Wenn das Einkommen durch die Renten aus der 1. und der 2. Säule nicht zum Leben ausreicht, gibt es subsidiäre Sozialwerke. Die Ergänzungsleistungen (EL) zur AHV/IV garantieren zusammen mit den Renten das Existenzminimum. Letztlich muss niemand verhungern, auch wenn aus welchen Gründen auch immer nur ein geringes Einkommen versichert wurde und entsprechend tiefe Rentenleistungen resultieren. Ein luxuriöses Leben ist so aber bestimmt nicht möglich.

Bei der Berechnung des Anspruchs auf EL werden nebst tatsächlichen Einkünften auch Einkünfte einberechnet, auf die verzichtet wird. Dazu gehören der Vermögensverzicht, aber auch der Verzicht auf eine zumutbare Erwerbstätigkeit. Im Fall von Altersrenten wird allerdings der Verzicht vor der Inanspruchnahme von EL während des Erwerbslebens nicht berücksichtigt. Wer (freiwillig) Teilzeit gearbeitet hat, beansprucht also theoretisch die Solidarität der steuerfinanzierten EL.

Wer bereits während des Erwerbslebens nicht genug zum Leben verdienen kann – also ein Working Poor ist –, kann auf die Sozialhilfe zurückgreifen. Allerdings sind auch hier die Voraussetzungen streng und die Leistungen darauf ausgerichtet, nur das Existenzminimum zu sichern.

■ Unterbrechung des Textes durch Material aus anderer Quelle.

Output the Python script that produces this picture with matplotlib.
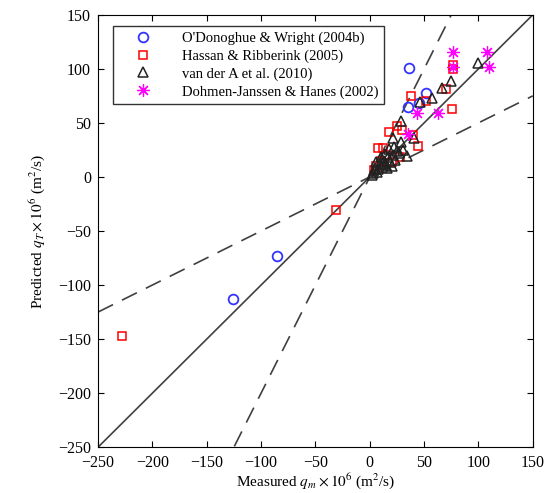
import matplotlib.pyplot as plt
import numpy as np

plt.rcParams['font.family'] = 'Liberation Serif'
plt.rcParams['mathtext.fontset'] = 'stix'
plt.rcParams['axes.unicode_minus'] = True

# O'Donoghue & Wright (2004b)
odw_x = [-126, -85, 36, 52, 35, 45]
odw_y = [-113, -73, 101, 78, 65, 68]

# Hassan & Ribberink (2005)
hr_x = [-228, -31, 77, 77, 76, 70, 52, 38, 44, 40, 18, 25, 30, 8, 12, 28, 6, 15, 20, 10, 4]
hr_y = [-147, -31, 104, 100, 63, 81, 70, 75, 29, 39, 42, 47, 43, 27, 27, 18, 10, 20, 14, 15, 6]

# van der A et al. (2010)
va_x = [100, 75, 66, 57, 46, 29, 21, 29, 41, 34, 3, 5, 7, 9, 11, 13, 15, 17, 19, 21, 23, 25, 6, 10, 14,
        18, 22, 8, 12, 16, 20, 2, 4, 27, 31]
va_y = [105, 89, 82, 73, 69, 52, 36, 32, 36, 19, 4, 8, 5, 12, 9, 15, 11, 18, 14, 20, 16, 24, 14, 18, 21,
        26, 28, 7, 13, 8, 10, 2, 6, 22, 25]

# Dohmen-Janssen & Hanes (2002)
dh_x = [77, 108, 77, 110, 43, 63, 35]
dh_y = [116, 116, 102, 102, 59, 59, 40]

fig = plt.figure(figsize=(5.51, 4.93), dpi=100)
ax = fig.add_axes([0.178, 0.093, 0.789, 0.877])

line = np.array([-250, 150])
ax.plot(line, line, color='#404040', lw=1.2)
ax.plot(line, 2 * line, color='#404040', lw=1.2, dashes=(10, 6))
ax.plot(line, 0.5 * line, color='#404040', lw=1.2, dashes=(10, 6))

ax.plot(odw_x, odw_y, 'o', mfc='none', mec='#3333ff', mew=1.3, ms=7, label="O'Donoghue & Wright (2004b)")
ax.plot(hr_x, hr_y, 's', mfc='none', mec='red', mew=1.1, ms=5.5, label='Hassan & Ribberink (2005)')
ax.plot(va_x, va_y, '^', mfc='none', mec='#222222', mew=1.1, ms=7, label='van der A et al. (2010)')
ax.plot(dh_x, dh_y, marker=(8, 2, 0), ls='none', color='magenta', mec='magenta', ms=9, mew=0.9,
        label='Dohmen-Janssen & Hanes (2002)')

ax.set_xlim(-250, 150)
ax.set_ylim(-250, 150)
ax.set_xticks(np.arange(-250, 151, 50))
ax.set_yticks(np.arange(-250, 151, 50))
ax.tick_params(direction='in', top=True, right=True, labelsize=11.5, length=4)
ax.tick_params(axis='x', pad=6)
ax.tick_params(axis='y', pad=5)

ax.set_xlabel(r'Measured $q_m \times 10^6$ (m$^2$/s)', fontsize=11, labelpad=0)
ax.set_ylabel(r'Predicted $q_T \times 10^6$ (m$^2$/s)', fontsize=11, labelpad=8)

leg = ax.legend(loc='upper left', bbox_to_anchor=(0.018, 0.99), fontsize=10.5, frameon=True,
                fancybox=False, edgecolor='black', handlelength=3.4, labelspacing=0.3,
                borderpad=0.35, handletextpad=1.0)
leg.get_frame().set_linewidth(1.0)

plt.savefig('out.png', dpi=100)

System taugt für die meisten Entwicklungen

Zusammenfassend kann festgestellt werden, dass die Sozialversicherungen bereits heute die meisten Entwicklungen in der Arbeitswelt abzudecken vermögen. Die eine oder andere Lücke lässt sich nach aktueller Gesetzgebung aber nicht ohne weiteres kompensieren. Welche Wege die Politik einschlagen könnte, erläutert Andri Silberschmidt im Interview.

Take Aways

  • In der 1. Säule (AHV, IV, EL) sind sämtliche Erwerbstätige sowie Nichterwerbstätige versichert. Die Beiträge wie auch die Leistungen orientieren sich am effektiven Lohn, unabhängig davon, ob dieser aus einer Vollzeit-, einer Teilzeit- oder einer Mehrfachbeschäftigung stammt.
  • Flexible Arbeitsmodelle, sei es bezüglich Ort oder Zeit, haben keinen Einfluss auf die Sozialversicherungen – entscheidend ist das Erwerbseinkommen.
  • Bogenkarrieren werden insbesondere durch den (Teil-)Vorbezug oder den Aufschub der Altersrente ermöglicht.
  • Teilzeiterwerbstätigkeit reduziert das individuelle Erwerbseinkommen und in der Folge auch die versicherten Rentenleistungen. Die Auswirkungen sind wegen der BVG-Eintrittsschwelle und des fixen Koordinationsabzugs insbesondere in der 2. Säule markant.
  • Plattformarbeit hat zweierlei Folgen. Erstens ist nicht immer klar, ob die Tätigkeit als unselbständig oder selbständig zu werten ist, zweitens sind Kleinstpensen und Nebenverdienste schlechter abgesichert.